Once I took care of all the formalities, I packed my bag, said goodbye to a few teammates that I got close to in the last few weeks and made my way out of there. I got there so early that I had my bag packed and was leaving while a few guys were still getting to the field that morning. So I actually may have been the first one there, and the first to leave!
I began my drive home, and in the meantime my agent had been calling affiliated teams for me. I’m realistic, I understand how baseball works and know it is an extremely tough time to try and catch on with an affiliated club as they try to set their rosters for the season. But nonetheless he still was on the phone for me. While all this was happening, a few independent league teams were sending me messages asking if I’d be interested in playing with them.

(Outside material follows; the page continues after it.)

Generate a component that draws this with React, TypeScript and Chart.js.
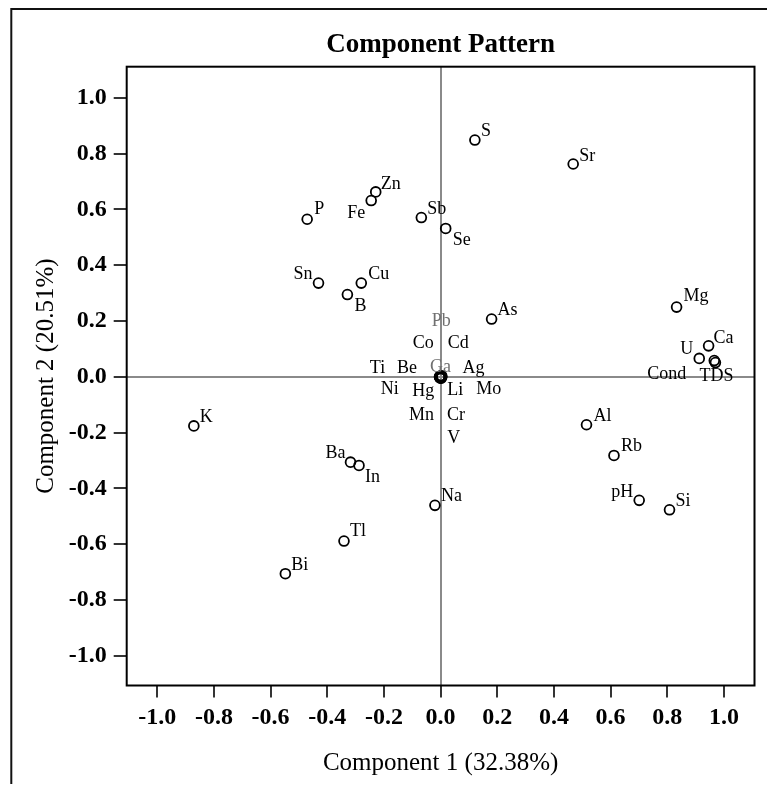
import React, { useEffect, useRef } from 'react';
import { Chart, registerables } from 'chart.js';

Chart.register(...registerables);

// ---- Data ----
const elements = [
  'S', 'Sr', 'Zn', 'Fe', 'P', 'Sb', 'Se', 'Sn', 'Cu', 'B', 'As', 'Mg', 'Ca', 'U', 'Cond', 'TDS',
  'Al', 'Rb', 'pH', 'Si', 'K', 'Ba', 'In', 'Na', 'Tl', 'Bi',
  'Pb', 'Co', 'Cd', 'Ti', 'Be', 'Ga', 'Ag', 'Ni', 'Hg', 'Li', 'Mo', 'Mn', 'Cr', 'V',
];
const component1 = [
  0.121, 0.468, -0.229, -0.245, -0.471, -0.068, 0.018, -0.431, -0.280, -0.329, 0.180, 0.833, 0.946, 0.913, 0.966, 0.970,
  0.515, 0.612, 0.701, 0.808, -0.871, -0.318, -0.288, -0.020, -0.341, -0.548,
  0.002, -0.003, 0.004, -0.004, -0.002, 0.000, 0.003, -0.003, -0.001, 0.002, 0.004, -0.002, 0.001, 0.002,
];
const component2 = [
  0.849, 0.763, 0.663, 0.632, 0.565, 0.571, 0.532, 0.336, 0.336, 0.295, 0.207, 0.250, 0.111, 0.066, 0.058, 0.051,
  -0.172, -0.282, -0.443, -0.477, -0.176, -0.306, -0.318, -0.461, -0.589, -0.706,
  0.004, 0.002, 0.003, 0.000, 0.001, 0.002, 0.000, -0.002, -0.003, -0.002, -0.001, -0.004, -0.004, -0.005,
];
const tickValues = [-1.0, -0.8, -0.6, -0.4, -0.2, 0.0, 0.2, 0.4, 0.6, 0.8, 1.0];
const chartTitle = 'Component Pattern';
const xTitle = 'Component 1 (32.38%)';
const yTitle = 'Component 2 (20.51%)';
const grayLabels = ['Ga', 'Pb'];

// ---- Layout: label placement relative to each marker [dx, dy(baseline), align] ----
const labelPlacement: Record<string, [number, number, CanvasTextAlign]> = {
  S: [6, -4, 'left'], Sr: [6, -3, 'left'], Zn: [5, -3, 'left'], Fe: [-6, 17, 'right'],
  P: [7, -5, 'left'], Sb: [6, -4, 'left'], Se: [7, 17, 'left'], Sn: [-6, -4, 'right'],
  Cu: [7, -4, 'left'], B: [7, 16, 'left'], As: [6, -4, 'left'], Mg: [7, -6, 'left'],
  Ca: [5, -3, 'left'], U: [-6, -4, 'right'], Cond: [-28, 18, 'right'], TDS: [1, 18, 'center'],
  Al: [7, -4, 'left'], Rb: [7, -4, 'left'], pH: [-6, -3, 'right'], Si: [6, -4, 'left'],
  K: [6, -4, 'left'], Ba: [-5, -4, 'right'], In: [6, 17, 'left'], Na: [6, -4, 'left'],
  Tl: [6, -5, 'left'], Bi: [6, -4, 'left'],
  Pb: [0, -50, 'center'], Co: [-6, -28, 'right'], Cd: [6, -28, 'left'],
  Ti: [-62, -4, 'center'], Be: [-33, -4, 'center'], Ga: [0, -4, 'center'], Ag: [32, -4, 'center'],
  Ni: [-50, 17, 'center'], Hg: [-6, 18, 'right'], Li: [6, 18, 'left'], Mo: [47, 17, 'center'],
  Mn: [-6, 42, 'right'], Cr: [6, 42, 'left'], V: [6, 65, 'left'],
};

const FONT = "'Liberation Serif', 'Times New Roman', Times, serif";
const W = 759;
const H = 776;

export default function App() {
  const ref = useRef<HTMLCanvasElement>(null);

  useEffect(() => {
    if (!ref.current) return;

    const pointLabels = {
      id: 'pointLabels',
      afterDatasetsDraw(chart: any) {
        const ctx = chart.ctx;
        const meta = chart.getDatasetMeta(0);
        ctx.save();
        ctx.font = `18px ${FONT}`;
        ctx.textBaseline = 'alphabetic';
        meta.data.forEach((pt: any, i: number) => {
          const name = elements[i];
          const [dx, dy, align] = labelPlacement[name] || [6, -4, 'left'];
          ctx.fillStyle = grayLabels.includes(name) ? '#707070' : '#000000';
          ctx.textAlign = align;
          ctx.fillText(name, pt.x + dx, pt.y + dy);
        });
        ctx.restore();
      },
    };

    const frames = {
      id: 'frames',
      afterDatasetsDraw(chart: any) {
        const { left, top, right, bottom } = chart.chartArea;
        const ctx = chart.ctx;
        ctx.save();
        ctx.strokeStyle = '#000';
        ctx.lineWidth = 2;
        ctx.strokeRect(left, top, right - left, bottom - top);
        ctx.restore();
      },
      afterDraw(chart: any) {
        const { left, right } = chart.chartArea;
        const ctx = chart.ctx;
        ctx.save();
        // plot title, centred over the plot area
        ctx.fillStyle = '#000';
        ctx.font = `bold 27px ${FONT}`;
        ctx.textAlign = 'center';
        ctx.textBaseline = 'middle';
        ctx.fillText(chartTitle, (left + right) / 2, 37);
        // outer frame (top and left edges visible)
        ctx.strokeStyle = '#111';
        ctx.lineWidth = 2;
        ctx.beginPath();
        ctx.moveTo(3.3, H + 5);
        ctx.lineTo(3.3, 1);
        ctx.lineTo(W + 5, 1);
        ctx.stroke();
        ctx.restore();
      },
    };

    const zeroGrid = (c: any) => (c.tick && c.tick.value === 0 ? '#8a8a8a' : 'rgba(0,0,0,0)');
    const setTicks = (scale: any) => {
      scale.ticks = tickValues.map((v) => ({ value: v }));
    };

    const chart = new Chart(ref.current, {
      type: 'scatter',
      data: {
        labels: elements,
        datasets: [
          {
            data: elements.map((_, i) => ({ x: component1[i], y: component2[i] })),
            pointStyle: 'circle',
            pointRadius: 4.9,
            pointBorderWidth: 1.8,
            pointBorderColor: '#000',
            pointBackgroundColor: 'rgba(0,0,0,0)',
            borderColor: '#000',
            backgroundColor: 'rgba(0,0,0,0)',
          },
        ],
      },
      options: {
        animation: false,
        responsive: false,
        layout: { padding: { left: 0, right: 12.5, top: 58.7, bottom: 0 } },
        plugins: {
          legend: { display: false },
          tooltip: { enabled: false },
          title: { display: false },
        },
        scales: {
          x: {
            type: 'linear',
            min: -1.108,
            max: 1.108,
            afterBuildTicks: setTicks,
            afterFit: (s: any) => {
              s.height = 98.5;
            },
            border: { display: false },
            grid: {
              drawOnChartArea: true,
              color: zeroGrid,
              lineWidth: 2,
              drawTicks: true,
              tickLength: 12,
              tickWidth: 1.6,
              tickColor: '#000',
            },
            ticks: {
              color: '#000',
              padding: 6,
              maxRotation: 0,
              autoSkip: false,
              font: { family: FONT, size: 24, weight: 'bold' },
              callback: (v: any) => Number(v).toFixed(1),
            },
            title: {
              display: true,
              text: xTitle,
              color: '#000',
              font: { family: FONT, size: 25 },
              padding: { top: 0, bottom: 6 },
            },
          },
          y: {
            type: 'linear',
            min: -1.107,
            max: 1.112,
            afterBuildTicks: setTicks,
            afterFit: (s: any) => {
              s.width = 118.7;
            },
            border: { display: false },
            grid: {
              drawOnChartArea: true,
              color: zeroGrid,
              lineWidth: 2,
              drawTicks: true,
              tickLength: 13,
              tickWidth: 1.6,
              tickColor: '#000',
            },
            ticks: {
              color: '#000',
              padding: 7,
              autoSkip: false,
              font: { family: FONT, size: 24, weight: 'bold' },
              callback: (v: any) => Number(v).toFixed(1),
            },
            title: {
              display: true,
              text: yTitle,
              color: '#000',
              font: { family: FONT, size: 25 },
              padding: { top: 23, bottom: 0 },
            },
          },
        },
      },
      plugins: [pointLabels, frames],
    });

    return () => chart.destroy();
  }, []);

  return (
    <div style={{ width: W, height: H, background: '#fff' }}>
      <canvas ref={ref} width={W} height={H} style={{ display: 'block' }} />
    </div>
  );
}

I got back to my apartment, took a moment to just sit down and relax before I returned some messages I received. Last year when the Twins released me, the St. Paul Saints who play in the American Association were aggressive in trying to sign me, but it just wasn’t a good fit at the time as there were only two weeks left of the season, so I opted against it. But still held onto their details. This time when St Paul called, it seemed like the perfect fit. Everyone I’ve spoken to about playing in St Paul said it’s one of the best places to play in “Indy Ball”, so after a few days I agreed to sign with them to continue my baseball journey in the US.

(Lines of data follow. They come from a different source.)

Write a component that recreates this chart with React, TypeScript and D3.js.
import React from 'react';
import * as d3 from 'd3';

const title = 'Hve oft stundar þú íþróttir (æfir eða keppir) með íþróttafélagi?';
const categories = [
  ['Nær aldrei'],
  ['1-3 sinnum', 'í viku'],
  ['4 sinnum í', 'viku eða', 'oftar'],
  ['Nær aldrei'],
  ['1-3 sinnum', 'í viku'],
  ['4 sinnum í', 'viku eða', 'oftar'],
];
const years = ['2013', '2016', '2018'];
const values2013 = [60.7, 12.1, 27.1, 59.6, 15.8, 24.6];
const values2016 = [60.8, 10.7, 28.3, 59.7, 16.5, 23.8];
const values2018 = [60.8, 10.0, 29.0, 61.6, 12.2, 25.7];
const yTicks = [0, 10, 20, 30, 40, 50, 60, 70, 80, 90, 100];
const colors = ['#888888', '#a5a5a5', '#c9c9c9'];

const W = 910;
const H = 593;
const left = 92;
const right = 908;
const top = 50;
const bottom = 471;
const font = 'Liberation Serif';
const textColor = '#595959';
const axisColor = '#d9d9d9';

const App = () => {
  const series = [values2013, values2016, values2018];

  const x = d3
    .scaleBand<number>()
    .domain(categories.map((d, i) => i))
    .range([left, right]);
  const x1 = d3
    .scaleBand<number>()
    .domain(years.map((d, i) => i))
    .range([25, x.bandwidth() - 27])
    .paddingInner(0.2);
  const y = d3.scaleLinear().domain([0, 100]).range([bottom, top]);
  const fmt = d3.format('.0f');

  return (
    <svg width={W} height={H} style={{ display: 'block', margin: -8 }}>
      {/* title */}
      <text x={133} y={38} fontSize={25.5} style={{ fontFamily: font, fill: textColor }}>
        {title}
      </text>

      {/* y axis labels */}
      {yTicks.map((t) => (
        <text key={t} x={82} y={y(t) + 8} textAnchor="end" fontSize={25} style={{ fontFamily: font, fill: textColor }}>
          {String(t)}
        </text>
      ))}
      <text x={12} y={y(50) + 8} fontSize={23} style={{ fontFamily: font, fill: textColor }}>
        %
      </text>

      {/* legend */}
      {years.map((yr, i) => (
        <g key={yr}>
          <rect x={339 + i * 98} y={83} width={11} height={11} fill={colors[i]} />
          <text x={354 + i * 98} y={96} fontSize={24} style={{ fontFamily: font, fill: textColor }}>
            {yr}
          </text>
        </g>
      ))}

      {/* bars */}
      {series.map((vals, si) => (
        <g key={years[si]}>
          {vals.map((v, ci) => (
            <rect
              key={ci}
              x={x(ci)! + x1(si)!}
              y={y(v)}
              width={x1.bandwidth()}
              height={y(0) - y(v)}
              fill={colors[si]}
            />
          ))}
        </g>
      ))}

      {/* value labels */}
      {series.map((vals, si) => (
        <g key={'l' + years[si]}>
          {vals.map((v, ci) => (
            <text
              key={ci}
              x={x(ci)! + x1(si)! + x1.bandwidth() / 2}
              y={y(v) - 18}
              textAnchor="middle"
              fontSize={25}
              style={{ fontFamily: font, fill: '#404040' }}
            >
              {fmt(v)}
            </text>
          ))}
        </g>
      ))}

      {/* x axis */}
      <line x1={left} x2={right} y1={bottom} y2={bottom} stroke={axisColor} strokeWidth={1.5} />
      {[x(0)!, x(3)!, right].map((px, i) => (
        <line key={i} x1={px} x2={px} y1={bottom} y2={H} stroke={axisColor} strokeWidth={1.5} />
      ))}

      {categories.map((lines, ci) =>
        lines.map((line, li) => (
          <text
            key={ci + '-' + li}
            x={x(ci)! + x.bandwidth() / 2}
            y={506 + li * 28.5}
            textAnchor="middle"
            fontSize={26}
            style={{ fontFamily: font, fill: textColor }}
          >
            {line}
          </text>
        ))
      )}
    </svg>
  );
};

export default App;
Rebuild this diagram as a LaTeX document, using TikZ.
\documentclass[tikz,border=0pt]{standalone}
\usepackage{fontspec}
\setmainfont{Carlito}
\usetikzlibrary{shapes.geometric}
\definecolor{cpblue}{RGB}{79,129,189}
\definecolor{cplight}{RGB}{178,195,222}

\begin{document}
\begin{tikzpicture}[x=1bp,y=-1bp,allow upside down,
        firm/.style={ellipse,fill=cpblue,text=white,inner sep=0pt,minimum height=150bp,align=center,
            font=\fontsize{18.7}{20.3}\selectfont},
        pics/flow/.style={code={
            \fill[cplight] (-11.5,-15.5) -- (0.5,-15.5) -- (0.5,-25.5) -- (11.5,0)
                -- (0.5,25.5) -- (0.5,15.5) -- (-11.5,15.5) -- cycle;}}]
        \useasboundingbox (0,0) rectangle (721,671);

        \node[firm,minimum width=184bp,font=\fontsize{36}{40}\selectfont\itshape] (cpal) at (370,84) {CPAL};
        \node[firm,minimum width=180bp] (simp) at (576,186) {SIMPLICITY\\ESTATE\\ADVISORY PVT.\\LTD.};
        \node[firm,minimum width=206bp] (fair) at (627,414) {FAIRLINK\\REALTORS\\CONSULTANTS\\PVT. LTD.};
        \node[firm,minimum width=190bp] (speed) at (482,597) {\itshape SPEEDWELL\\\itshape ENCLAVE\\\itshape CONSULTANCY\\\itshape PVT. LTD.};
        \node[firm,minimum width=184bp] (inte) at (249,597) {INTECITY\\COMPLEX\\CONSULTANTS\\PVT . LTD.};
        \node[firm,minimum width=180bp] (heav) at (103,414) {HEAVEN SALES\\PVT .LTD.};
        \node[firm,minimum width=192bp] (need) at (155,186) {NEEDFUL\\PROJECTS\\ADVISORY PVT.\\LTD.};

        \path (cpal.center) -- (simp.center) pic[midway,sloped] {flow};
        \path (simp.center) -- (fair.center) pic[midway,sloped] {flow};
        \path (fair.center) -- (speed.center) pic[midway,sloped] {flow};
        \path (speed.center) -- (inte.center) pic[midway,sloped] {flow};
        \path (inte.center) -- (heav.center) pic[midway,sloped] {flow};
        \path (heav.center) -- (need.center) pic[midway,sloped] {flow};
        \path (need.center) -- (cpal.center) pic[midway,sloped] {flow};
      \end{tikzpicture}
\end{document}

Now, the hard part. I had to find a way to keep my arm in shape over the next month before I reported to spring training with the Saints on May 1st. Being in a city where I don’t know anyone this was going to be a problem. Luckily, a guy I played with the Padres wanted to help me out, and even after he spent all day at the field he said he would come play catch with me before he left for his affiliate. Once he left, it became a lot tougher! I played catch with my roommate here a couple of times, who hasn’t played competitive baseball since high school so I then went to the land of social media to send out a call to see if anyone could play catch with me. I had no luck early on, even contacted the local high schools and colleges asking if I could participate in practice but was told that it “was not permissible”. Eventually one guy got back to me, and we’ve been able to play catch and workout together for the last few days. One thing I’ve noticed about baseball players, is that they understand the struggle, and understand what it takes, so they’re always willing to help you out whenever you need it.

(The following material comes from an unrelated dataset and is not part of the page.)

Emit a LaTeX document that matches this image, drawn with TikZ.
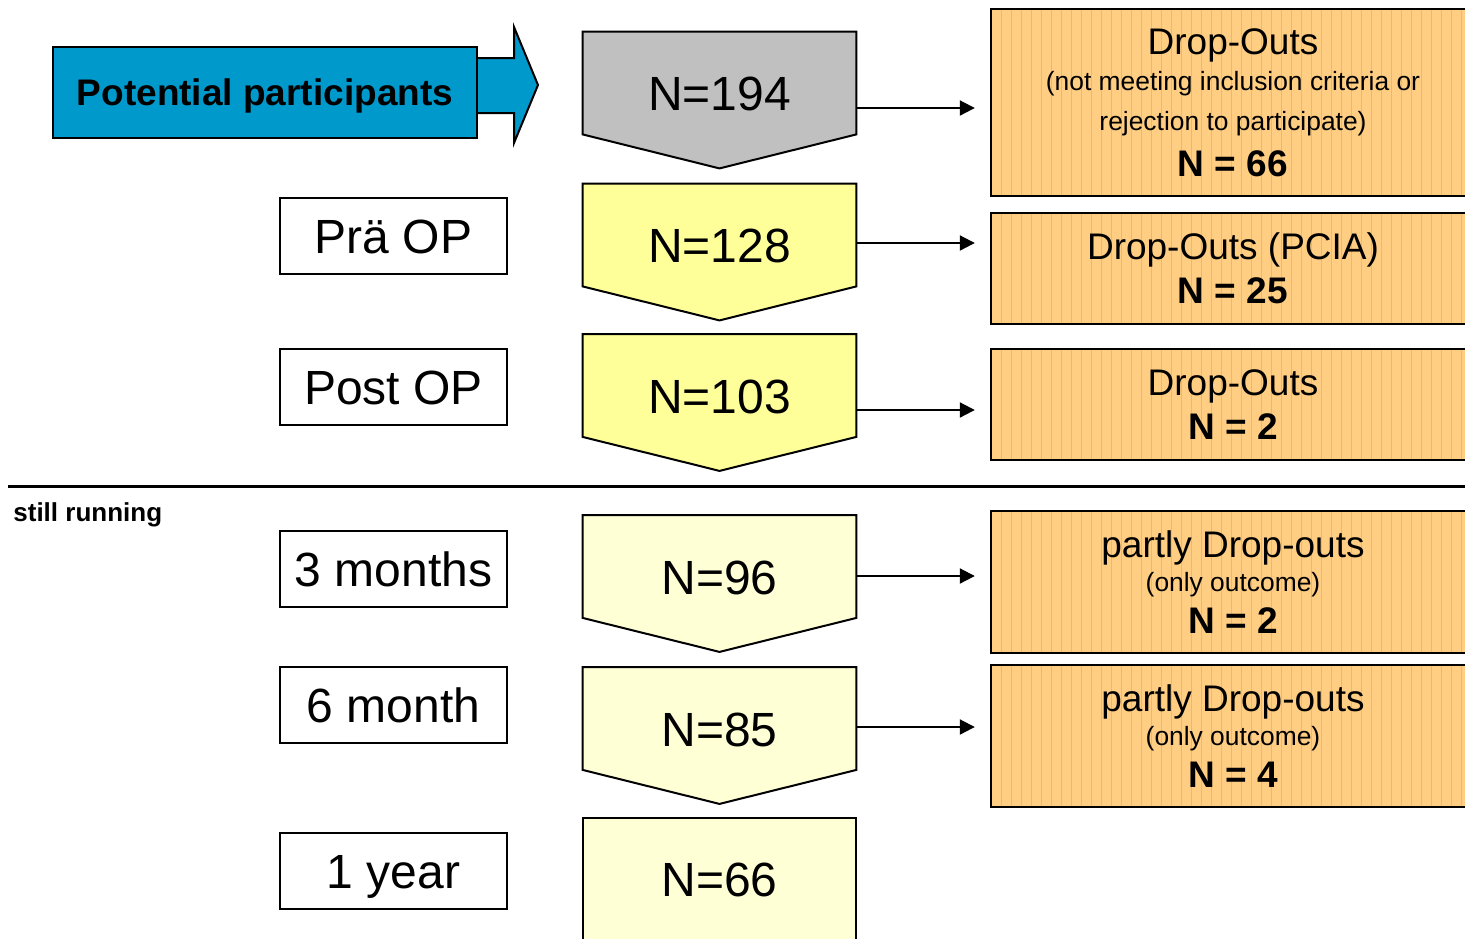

So as of now, I’m currently overstaying my visit with some friends in Scottsdale, playing catch with a guy I met on Facebook at a soccer field everyday, trying not to spend as little money as I can, and enjoying life as much as I can.
I’m sure people are reading this going, you’ve been released four times? Why are doing this? Get the hint, no one wants you. But, I have reasons for why I do this. I have family and friends who have supported me for the last eleven years since I signed who have believed in me and never given up on me when I wanted to. And one day, I might have children who have this crazy dream, and I wouldn’t be able to look them in the eye and tell them “follow your dreams” if I didn’t do it myself. We all have our “why”, and I know what mine are.